Type: Article
O’Brien, Gerard. ‘The Grattan Mystique’, Eighteenth-century Ireland/Iris an dá chultúr, Vol. 1 (1986), pp 177-194.
This article investigates the longstanding mystique surrounding the ‘patriot tradition’ of Henry Grattan. O’Brien challenges the view that ‘Grattan almost single-handedly won the free trade dispute and secured the leadership of the patriots’. O’Brien discusses the ‘hagiographical’ five-volume Memoirs of the Life and Times of Henry Grattan (1839-43) written by Henry Grattan Jr. which, due to the destruction of the personal papers of those Grattan corresponded with, became the chief source for biographers.
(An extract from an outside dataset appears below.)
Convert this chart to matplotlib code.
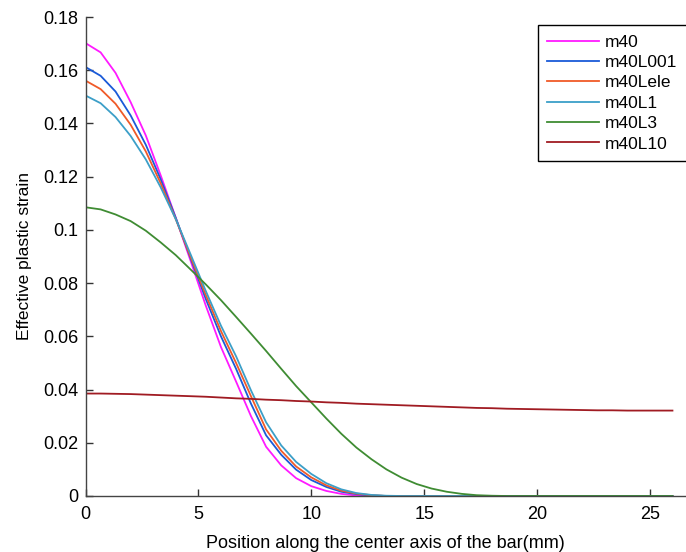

O’Brien suggests that all Grattan’s subsequent biographers have contributed to the maintenance of the mystique with their ‘unimaginative and uncritical’ treatment of the politician. He questions the authenticity of Grattan’s 16 April 1782 speech, later published by Grattan Jr. in 1822, in which Grattan is said to have made the famous pronouncement: ‘Spirit of Swift, spirit of Molyneux, your genius has prevailed; Ireland is now a nation’. O’Brien provides evidence to suggest that Grattan rewrote the famous speech which for all historians has been the touchstone of ‘patriot tradition’ and which, as printed, ‘contained phrases which were never uttered by him and forwarded ideas and sentiments which he did not, at the crucial period, entertain’.